Razzafrazza, my trackbacks don’t work. I hate to keep doing this, but here are some thoughts on this:
http://www.alltooflat.com/about/personal/sean/2010/06/carnival_of_souls_special_disc.html
I don’t know about none — not any of the specific stories in the book, but turn-of-the-century newspaper strips have been getting high-end reprints for decades, and stuff like White Boy and Boody Rogers’ work had been anthologized in rarefied contexts prior to Art Out Of Time. (Raw counts as a rarefied context, right?)
But let me clarify real fast. My point was that Out Of Time was lighter on commercial pamphlet comics than In Time, which utterly swims in them; and that while stuff like classic newspaper comics and… uh, Boody Rogers comics… had been seen in an explicitly “artful” context before, that definitely wasn’t the case with the Art In Time material. In fact, besides the still-recent Spiegelman/Mouly kids’ comics collection, I’m hard pressed to think of another place where non-superhero midcentury commercial pamphlets had been presented with an overt nod to the idea that they were historically essential material. (I’m not counting stuff like the Marvel/DC Archives series since that presentation is more in line with notions of product than those of art or history. Nor the Smithsonian Comicbook Comics book since to my mind that was mostly a superhero anthology and Art in Time isn’t.)
Not to say that Art Out Of Time wasn’t a hugely important reprint book, or to disavow its place in the subsequent Rogers/Hayes/Gene Deitch/Milt Gross resurrections. Does anyone else really really hope White Boy is next?
@Matt Seneca. There is a very good chance that White Boy (the most unfortunately named of all the great strips) will be reprinted soon (or soon-ish).

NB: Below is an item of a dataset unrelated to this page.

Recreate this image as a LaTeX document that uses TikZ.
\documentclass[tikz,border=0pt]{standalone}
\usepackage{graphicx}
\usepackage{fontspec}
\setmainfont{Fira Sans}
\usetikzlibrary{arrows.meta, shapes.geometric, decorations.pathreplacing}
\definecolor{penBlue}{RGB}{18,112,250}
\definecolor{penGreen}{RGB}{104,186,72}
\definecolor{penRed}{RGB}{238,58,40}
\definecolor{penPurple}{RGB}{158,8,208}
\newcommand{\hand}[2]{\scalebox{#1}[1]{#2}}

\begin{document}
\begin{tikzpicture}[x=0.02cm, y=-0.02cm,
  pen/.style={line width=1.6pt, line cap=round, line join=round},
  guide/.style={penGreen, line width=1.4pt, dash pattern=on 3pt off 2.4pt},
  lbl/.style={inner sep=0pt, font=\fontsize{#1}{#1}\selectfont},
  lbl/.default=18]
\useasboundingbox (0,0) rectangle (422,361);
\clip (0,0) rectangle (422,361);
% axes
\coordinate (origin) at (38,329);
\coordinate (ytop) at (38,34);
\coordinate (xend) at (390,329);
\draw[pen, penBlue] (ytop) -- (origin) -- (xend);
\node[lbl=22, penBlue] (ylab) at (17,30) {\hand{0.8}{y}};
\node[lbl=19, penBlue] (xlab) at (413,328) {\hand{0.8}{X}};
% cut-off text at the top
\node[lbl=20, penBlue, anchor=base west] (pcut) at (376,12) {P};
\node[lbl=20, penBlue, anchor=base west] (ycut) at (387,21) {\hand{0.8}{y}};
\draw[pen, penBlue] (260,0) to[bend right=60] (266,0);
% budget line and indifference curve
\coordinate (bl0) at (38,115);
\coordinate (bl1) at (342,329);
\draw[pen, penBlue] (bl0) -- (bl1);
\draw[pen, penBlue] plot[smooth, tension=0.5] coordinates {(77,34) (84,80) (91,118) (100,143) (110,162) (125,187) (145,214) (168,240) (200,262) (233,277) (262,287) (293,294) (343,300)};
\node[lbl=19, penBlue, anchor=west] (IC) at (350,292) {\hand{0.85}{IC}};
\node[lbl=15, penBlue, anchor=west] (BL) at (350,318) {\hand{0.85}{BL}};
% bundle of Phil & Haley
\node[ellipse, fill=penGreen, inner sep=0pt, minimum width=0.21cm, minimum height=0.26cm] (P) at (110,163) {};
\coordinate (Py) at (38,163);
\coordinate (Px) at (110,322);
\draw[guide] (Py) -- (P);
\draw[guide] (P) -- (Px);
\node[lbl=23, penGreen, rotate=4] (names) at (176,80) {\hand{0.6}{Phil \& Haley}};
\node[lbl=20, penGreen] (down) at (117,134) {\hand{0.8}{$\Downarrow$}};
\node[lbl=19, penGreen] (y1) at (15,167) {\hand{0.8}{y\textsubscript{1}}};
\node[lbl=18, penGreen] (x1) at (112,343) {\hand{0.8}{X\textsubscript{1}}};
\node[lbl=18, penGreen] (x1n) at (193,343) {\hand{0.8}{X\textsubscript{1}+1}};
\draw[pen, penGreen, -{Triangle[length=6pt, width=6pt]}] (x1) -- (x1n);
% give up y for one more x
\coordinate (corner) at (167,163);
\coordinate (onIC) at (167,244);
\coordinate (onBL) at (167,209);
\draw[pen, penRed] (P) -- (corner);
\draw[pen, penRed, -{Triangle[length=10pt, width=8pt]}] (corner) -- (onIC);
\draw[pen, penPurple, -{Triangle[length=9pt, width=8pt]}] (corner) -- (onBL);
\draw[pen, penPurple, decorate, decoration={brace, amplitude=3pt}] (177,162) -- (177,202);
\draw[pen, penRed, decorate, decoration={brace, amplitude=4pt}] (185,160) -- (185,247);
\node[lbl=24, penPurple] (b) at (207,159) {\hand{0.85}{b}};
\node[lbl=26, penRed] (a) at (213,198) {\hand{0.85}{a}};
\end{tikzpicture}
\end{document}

@ Sean T. Collins. “In large part, the task of the ’00s in both critical and comics-making terms was reclaiming commercial and genre comics as subjects worthy of investigation and capable of holding their own with the art/lit/underground end of things.” I agree with the first part of the sentence (“reclaiming commercial and genre comics as subjects worthy of investigation”) but not the second (“capable of holding their own with the art/lit/underground end of things”). It’s not a question of quality. Jack Kirby (or Carl Barks or John Stanley or many others) had much more talent than most art/lit/underground cartoonists. Rather it’s a question of intent and context. The intent and context of art/lit/underground comics is so different that they have to be read in a different spirit, with different expectations and a different aesthetic sensiblity. That’s why I said that if I were editing Art in Time I might have aimed to make 2 books, not one. That was a daring decision on Dan’s part, and one that is forcing me (and others, I think) to reconsider the relationship between the undergrounds and commercial comics.

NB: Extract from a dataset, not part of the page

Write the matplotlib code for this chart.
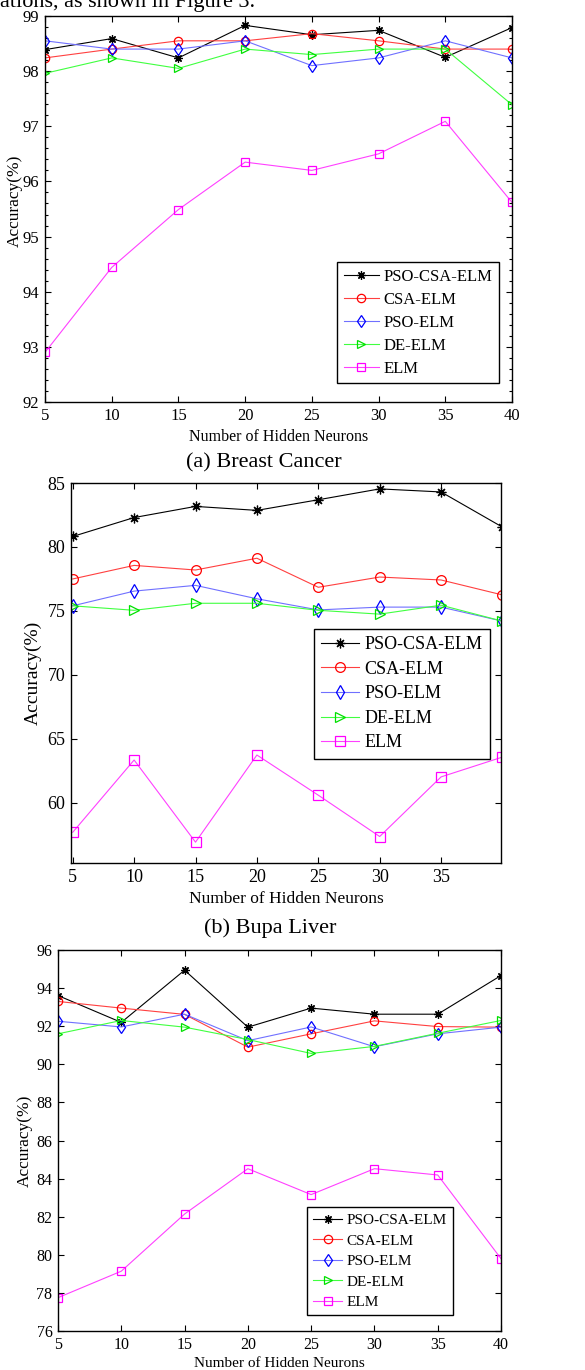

Right, and I get what you’re saying, but it seems to me that Dan’s argument with Art Out of Time is that the strips he was running were as different from the strips in (for want of a better word) the reprint canon as is the comic-book material in Art In Time from the usual comic-book classics you see. I don’t suppose I know enough to say which of all this stuff had been treated as “art” before–I always saw the project as being as much one of simple exposure as one of contextualizing, though it’s obviously that too.
Whoops! That was a) directed at Matt, not Jeet, and b) clumsily phrased. My point was that in AOOT, the fact that “turn-of-the-century newspaper strips have been getting high-end reprints for decades” was sort of the idea–yes, that’s true, but not THESE strips.
Jeet: I’m still used to seeing intent/content/context as potentially proscriptive of quality from my days of rumbling on the TCJ.com messageboard. These were days when Domingoses roamed the Earth in huge hordes.
Jeet: ” White Boy (the most unfortunately named of all the great strips) will be reprinted soon (or soon-ish).”
Not a problem, you just call the book Skull Valley.
Well gee, I’d like to say it’s the blushing that’s kept me away from responding, but it’s been far more mundane business.
@ Matt: Thanks for commenting. I agree with Sean on this one, and it might be a matter of age — we’ve both seen the before reprint boom and after/during reprint boom landscape. I don’t see any real difference in how the artists in each book might be treated archively. While Hanks and Rogers had been printed before (20 years before) none of the artists in AOOT seemed at all destined for any kind of deluxe treatment and 70% are probably just as lost now as then. I could be wrong but I don’t see books by Jensen, MacGovern, Dart, Jennett, et al coming down the pike unless I win the lottery, while Meskin and Everett, both in AIT, have books forthcoming. So that’s not really an accurate description. And yes, I chose those particular undergrounds partly because they represent the underground/psych-comic-as-genre, as opposed to being more singular, like Bogeyman or something.
@ Jeet: That’s way too kind. Thanks. Here’s my latest take on the “divide” — and I gotta say, it changes — Right now I can find as much in Kirby as I can in Crumb and as much in Ditko as Shelton. But jeez man, bringing up Binky Brown is like bringing a bazooka to a knife fight, so I’m at a loss there. As a complete book it has few, if any equals. But why can’t we stack Binky next to Kamandi, next to Stardust, next to Maus, next to Krazy Kat next to Cannon? If we go by a measure of greatness constricted by the conditions under which these things were made we’re not going to get very far. I’m not suggesting, by any means, a lowering of standards — just a broadening. I don’t think a Morisi is a Crumb but I think we need to reconsider how we see a Morisi and let that kind of work into the conversation, and vice versa. I think, if anything, a broader approach needs to be more sophisticated and attuned to what makes a comic worthwhile and less about genre-aversions on the one hand and fannish reverse-snobbery on the other. And maybe lists and such go out the window. Also, frankly, I’m not for the depths of human experience .. I’m looking got a visceral experience that works as drawing and storytelling. And I take it as it comes, without making divisions. So… that’s where I am for now.